## START Stored data

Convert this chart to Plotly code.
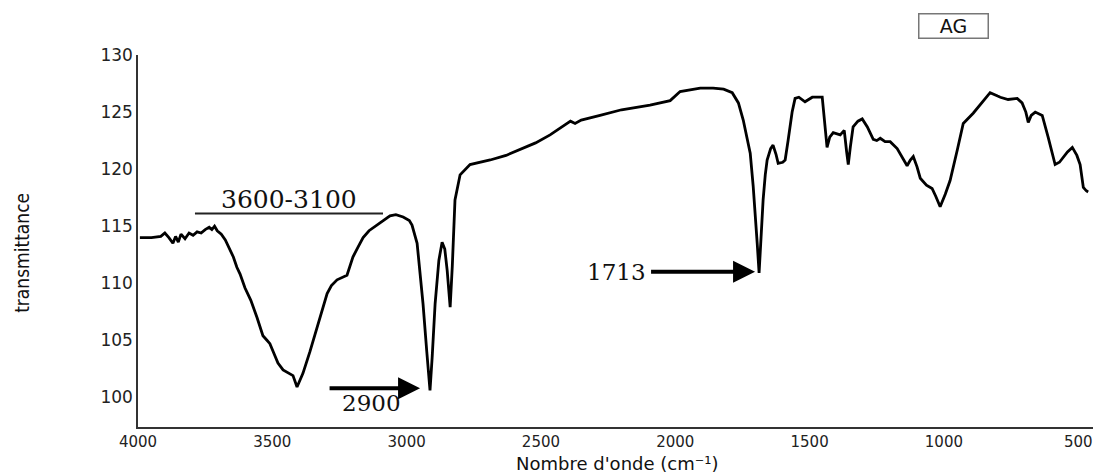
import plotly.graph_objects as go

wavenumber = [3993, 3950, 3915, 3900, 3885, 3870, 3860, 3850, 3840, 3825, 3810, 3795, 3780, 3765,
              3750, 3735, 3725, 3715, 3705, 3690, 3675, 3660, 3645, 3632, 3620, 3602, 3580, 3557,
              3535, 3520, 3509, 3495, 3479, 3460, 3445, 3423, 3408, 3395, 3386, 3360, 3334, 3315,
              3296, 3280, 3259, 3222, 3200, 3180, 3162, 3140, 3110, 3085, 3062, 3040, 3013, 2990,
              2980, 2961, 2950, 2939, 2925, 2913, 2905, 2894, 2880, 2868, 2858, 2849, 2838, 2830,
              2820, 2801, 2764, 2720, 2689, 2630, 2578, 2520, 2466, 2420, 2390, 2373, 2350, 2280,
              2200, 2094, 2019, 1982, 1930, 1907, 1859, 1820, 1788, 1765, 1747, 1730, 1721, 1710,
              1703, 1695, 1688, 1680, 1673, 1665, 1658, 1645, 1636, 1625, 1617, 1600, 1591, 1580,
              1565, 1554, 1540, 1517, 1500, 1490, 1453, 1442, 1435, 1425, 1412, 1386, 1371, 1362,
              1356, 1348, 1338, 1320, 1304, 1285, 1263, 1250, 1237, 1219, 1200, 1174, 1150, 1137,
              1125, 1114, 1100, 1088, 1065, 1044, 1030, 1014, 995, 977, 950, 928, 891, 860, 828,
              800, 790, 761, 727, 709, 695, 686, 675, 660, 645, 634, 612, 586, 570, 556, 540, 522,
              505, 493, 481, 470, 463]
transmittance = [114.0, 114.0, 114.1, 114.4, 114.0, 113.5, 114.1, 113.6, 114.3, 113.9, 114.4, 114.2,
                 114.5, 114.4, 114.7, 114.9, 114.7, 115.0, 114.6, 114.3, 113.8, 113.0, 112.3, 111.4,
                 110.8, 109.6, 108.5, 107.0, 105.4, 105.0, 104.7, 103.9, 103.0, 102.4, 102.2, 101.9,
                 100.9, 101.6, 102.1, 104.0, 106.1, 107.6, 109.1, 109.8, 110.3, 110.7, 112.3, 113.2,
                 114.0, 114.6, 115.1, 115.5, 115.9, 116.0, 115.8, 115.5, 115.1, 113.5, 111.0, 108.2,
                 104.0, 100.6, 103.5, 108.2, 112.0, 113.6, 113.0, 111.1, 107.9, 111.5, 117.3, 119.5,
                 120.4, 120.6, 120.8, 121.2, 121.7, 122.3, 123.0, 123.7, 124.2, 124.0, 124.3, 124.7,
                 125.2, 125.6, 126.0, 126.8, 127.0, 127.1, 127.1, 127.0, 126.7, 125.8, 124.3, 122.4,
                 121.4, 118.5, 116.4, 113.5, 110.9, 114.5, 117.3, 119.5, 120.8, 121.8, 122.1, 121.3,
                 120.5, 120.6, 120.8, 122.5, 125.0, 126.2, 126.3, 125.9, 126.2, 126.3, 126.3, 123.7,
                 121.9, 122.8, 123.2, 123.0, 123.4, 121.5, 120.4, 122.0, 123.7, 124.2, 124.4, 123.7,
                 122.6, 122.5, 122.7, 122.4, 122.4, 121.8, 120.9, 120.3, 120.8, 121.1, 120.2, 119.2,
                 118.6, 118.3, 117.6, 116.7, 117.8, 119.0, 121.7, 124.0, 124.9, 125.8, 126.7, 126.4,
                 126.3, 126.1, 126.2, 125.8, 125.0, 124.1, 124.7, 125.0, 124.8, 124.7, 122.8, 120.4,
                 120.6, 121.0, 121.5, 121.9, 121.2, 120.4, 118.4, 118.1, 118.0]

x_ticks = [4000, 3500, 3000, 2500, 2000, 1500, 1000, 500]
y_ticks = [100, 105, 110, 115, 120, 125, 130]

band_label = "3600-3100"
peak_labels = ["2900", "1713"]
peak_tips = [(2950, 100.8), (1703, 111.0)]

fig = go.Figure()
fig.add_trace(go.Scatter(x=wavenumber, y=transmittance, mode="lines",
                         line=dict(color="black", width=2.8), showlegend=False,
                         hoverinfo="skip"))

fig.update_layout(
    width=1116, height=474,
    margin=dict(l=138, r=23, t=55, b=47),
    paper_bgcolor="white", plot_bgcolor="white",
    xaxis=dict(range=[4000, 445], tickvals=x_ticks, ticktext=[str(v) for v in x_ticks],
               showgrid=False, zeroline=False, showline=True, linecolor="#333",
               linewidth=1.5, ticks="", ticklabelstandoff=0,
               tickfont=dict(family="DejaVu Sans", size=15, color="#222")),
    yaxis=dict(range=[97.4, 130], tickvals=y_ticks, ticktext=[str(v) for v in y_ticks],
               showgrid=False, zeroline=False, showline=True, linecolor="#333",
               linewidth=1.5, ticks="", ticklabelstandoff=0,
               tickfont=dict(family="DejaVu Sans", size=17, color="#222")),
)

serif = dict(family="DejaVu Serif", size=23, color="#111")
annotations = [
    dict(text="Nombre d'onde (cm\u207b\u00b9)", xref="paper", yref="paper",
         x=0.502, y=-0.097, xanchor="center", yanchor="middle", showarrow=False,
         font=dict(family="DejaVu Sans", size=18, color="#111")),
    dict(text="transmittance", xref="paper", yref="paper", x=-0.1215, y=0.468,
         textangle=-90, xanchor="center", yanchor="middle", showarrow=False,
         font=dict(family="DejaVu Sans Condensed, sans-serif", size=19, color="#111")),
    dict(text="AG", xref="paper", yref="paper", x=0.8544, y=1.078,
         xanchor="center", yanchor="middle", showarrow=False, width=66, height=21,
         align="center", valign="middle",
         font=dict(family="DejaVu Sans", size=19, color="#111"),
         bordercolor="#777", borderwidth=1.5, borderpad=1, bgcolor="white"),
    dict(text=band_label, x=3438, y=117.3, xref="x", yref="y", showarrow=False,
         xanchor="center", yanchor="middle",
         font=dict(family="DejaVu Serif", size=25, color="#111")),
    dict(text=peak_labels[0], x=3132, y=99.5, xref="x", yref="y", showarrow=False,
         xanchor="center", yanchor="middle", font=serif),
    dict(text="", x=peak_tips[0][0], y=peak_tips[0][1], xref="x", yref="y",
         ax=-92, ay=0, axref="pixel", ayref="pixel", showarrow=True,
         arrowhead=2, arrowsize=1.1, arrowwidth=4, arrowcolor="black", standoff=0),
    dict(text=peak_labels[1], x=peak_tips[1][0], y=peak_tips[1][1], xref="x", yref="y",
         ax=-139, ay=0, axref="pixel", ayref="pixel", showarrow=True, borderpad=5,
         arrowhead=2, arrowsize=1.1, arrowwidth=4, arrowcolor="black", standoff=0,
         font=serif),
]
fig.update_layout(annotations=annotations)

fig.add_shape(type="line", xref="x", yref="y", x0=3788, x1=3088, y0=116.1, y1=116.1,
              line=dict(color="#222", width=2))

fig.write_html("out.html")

## END Stored data

What to do
Would you set down the listing exactly, omitting pictures?

Result
Convert this chart to Plotly code.
import plotly.graph_objects as go

wavenumber = [3993, 3950, 3915, 3900, 3885, 3870, 3860, 3850, 3840, 3825, 3810, 3795, 3780, 3765,
              3750, 3735, 3725, 3715, 3705, 3690, 3675, 3660, 3645, 3632, 3620, 3602, 3580, 3557,
              3535, 3520, 3509, 3495, 3479, 3460, 3445, 3423, 3408, 3395, 3386, 3360, 3334, 3315,
              3296, 3280, 3259, 3222, 3200, 3180, 3162, 3140, 3110, 3085, 3062, 3040, 3013, 2990,
              2980, 2961, 2950, 2939, 2925, 2913, 2905, 2894, 2880, 2868, 2858, 2849, 2838, 2830,
              2820, 2801, 2764, 2720, 2689, 2630, 2578, 2520, 2466, 2420, 2390, 2373, 2350, 2280,
              2200, 2094, 2019, 1982, 1930, 1907, 1859, 1820, 1788, 1765, 1747, 1730, 1721, 1710,
              1703, 1695, 1688, 1680, 1673, 1665, 1658, 1645, 1636, 1625, 1617, 1600, 1591, 1580,
              1565, 1554, 1540, 1517, 1500, 1490, 1453, 1442, 1435, 1425, 1412, 1386, 1371, 1362,
              1356, 1348, 1338, 1320, 1304, 1285, 1263, 1250, 1237, 1219, 1200, 1174, 1150, 1137,
              1125, 1114, 1100, 1088, 1065, 1044, 1030, 1014, 995, 977, 950, 928, 891, 860, 828,
              800, 790, 761, 727, 709, 695, 686, 675, 660, 645, 634, 612, 586, 570, 556, 540, 522,
              505, 493, 481, 470, 463]
transmittance = [114.0, 114.0, 114.1, 114.4, 114.0, 113.5, 114.1, 113.6, 114.3, 113.9, 114.4, 114.2,
                 114.5, 114.4, 114.7, 114.9, 114.7, 115.0, 114.6, 114.3, 113.8, 113.0, 112.3, 111.4,
                 110.8, 109.6, 108.5, 107.0, 105.4, 105.0, 104.7, 103.9, 103.0, 102.4, 102.2, 101.9,
                 100.9, 101.6, 102.1, 104.0, 106.1, 107.6, 109.1, 109.8, 110.3, 110.7, 112.3, 113.2,
                 114.0, 114.6, 115.1, 115.5, 115.9, 116.0, 115.8, 115.5, 115.1, 113.5, 111.0, 108.2,
                 104.0, 100.6, 103.5, 108.2, 112.0, 113.6, 113.0, 111.1, 107.9, 111.5, 117.3, 119.5,
                 120.4, 120.6, 120.8, 121.2, 121.7, 122.3, 123.0, 123.7, 124.2, 124.0, 124.3, 124.7,
                 125.2, 125.6, 126.0, 126.8, 127.0, 127.1, 127.1, 127.0, 126.7, 125.8, 124.3, 122.4,
                 121.4, 118.5, 116.4, 113.5, 110.9, 114.5, 117.3, 119.5, 120.8, 121.8, 122.1, 121.3,
                 120.5, 120.6, 120.8, 122.5, 125.0, 126.2, 126.3, 125.9, 126.2, 126.3, 126.3, 123.7,
                 121.9, 122.8, 123.2, 123.0, 123.4, 121.5, 120.4, 122.0, 123.7, 124.2, 124.4, 123.7,
                 122.6, 122.5, 122.7, 122.4, 122.4, 121.8, 120.9, 120.3, 120.8, 121.1, 120.2, 119.2,
                 118.6, 118.3, 117.6, 116.7, 117.8, 119.0, 121.7, 124.0, 124.9, 125.8, 126.7, 126.4,
                 126.3, 126.1, 126.2, 125.8, 125.0, 124.1, 124.7, 125.0, 124.8, 124.7, 122.8, 120.4,
                 120.6, 121.0, 121.5, 121.9, 121.2, 120.4, 118.4, 118.1, 118.0]

x_ticks = [4000, 3500, 3000, 2500, 2000, 1500, 1000, 500]
y_ticks = [100, 105, 110, 115, 120, 125, 130]

band_label = "3600-3100"
peak_labels = ["2900", "1713"]
peak_tips = [(2950, 100.8), (1703, 111.0)]

fig = go.Figure()
fig.add_trace(go.Scatter(x=wavenumber, y=transmittance, mode="lines",
                         line=dict(color="black", width=2.8), showlegend=False,
                         hoverinfo="skip"))

fig.update_layout(
    width=1116, height=474,
    margin=dict(l=138, r=23, t=55, b=47),
    paper_bgcolor="white", plot_bgcolor="white",
    xaxis=dict(range=[4000, 445], tickvals=x_ticks, ticktext=[str(v) for v in x_ticks],
               showgrid=False, zeroline=False, showline=True, linecolor="#333",
               linewidth=1.5, ticks="", ticklabelstandoff=0,
               tickfont=dict(family="DejaVu Sans", size=15, color="#222")),
    yaxis=dict(range=[97.4, 130], tickvals=y_ticks, ticktext=[str(v) for v in y_ticks],
               showgrid=False, zeroline=False, showline=True, linecolor="#333",
               linewidth=1.5, ticks="", ticklabelstandoff=0,
               tickfont=dict(family="DejaVu Sans", size=17, color="#222")),
)

serif = dict(family="DejaVu Serif", size=23, color="#111")
annotations = [
    dict(text="Nombre d'onde (cm\u207b\u00b9)", xref="paper", yref="paper",
         x=0.502, y=-0.097, xanchor="center", yanchor="middle", showarrow=False,
         font=dict(family="DejaVu Sans", size=18, color="#111")),
    dict(text="transmittance", xref="paper", yref="paper", x=-0.1215, y=0.468,
         textangle=-90, xanchor="center", yanchor="middle", showarrow=False,
         font=dict(family="DejaVu Sans Condensed, sans-serif", size=19, color="#111")),
    dict(text="AG", xref="paper", yref="paper", x=0.8544, y=1.078,
         xanchor="center", yanchor="middle", showarrow=False, width=66, height=21,
         align="center", valign="middle",
         font=dict(family="DejaVu Sans", size=19, color="#111"),
         bordercolor="#777", borderwidth=1.5, borderpad=1, bgcolor="white"),
    dict(text=band_label, x=3438, y=117.3, xref="x", yref="y", showarrow=False,
         xanchor="center", yanchor="middle",
         font=dict(family="DejaVu Serif", size=25, color="#111")),
    dict(text=peak_labels[0], x=3132, y=99.5, xref="x", yref="y", showarrow=False,
         xanchor="center", yanchor="middle", font=serif),
    dict(text="", x=peak_tips[0][0], y=peak_tips[0][1], xref="x", yref="y",
         ax=-92, ay=0, axref="pixel", ayref="pixel", showarrow=True,
         arrowhead=2, arrowsize=1.1, arrowwidth=4, arrowcolor="black", standoff=0),
    dict(text=peak_labels[1], x=peak_tips[1][0], y=peak_tips[1][1], xref="x", yref="y",
         ax=-139, ay=0, axref="pixel", ayref="pixel", showarrow=True, borderpad=5,
         arrowhead=2, arrowsize=1.1, arrowwidth=4, arrowcolor="black", standoff=0,
         font=serif),
]
fig.update_layout(annotations=annotations)

fig.add_shape(type="line", xref="x", yref="y", x0=3788, x1=3088, y0=116.1, y1=116.1,
              line=dict(color="#222", width=2))

fig.write_html("out.html")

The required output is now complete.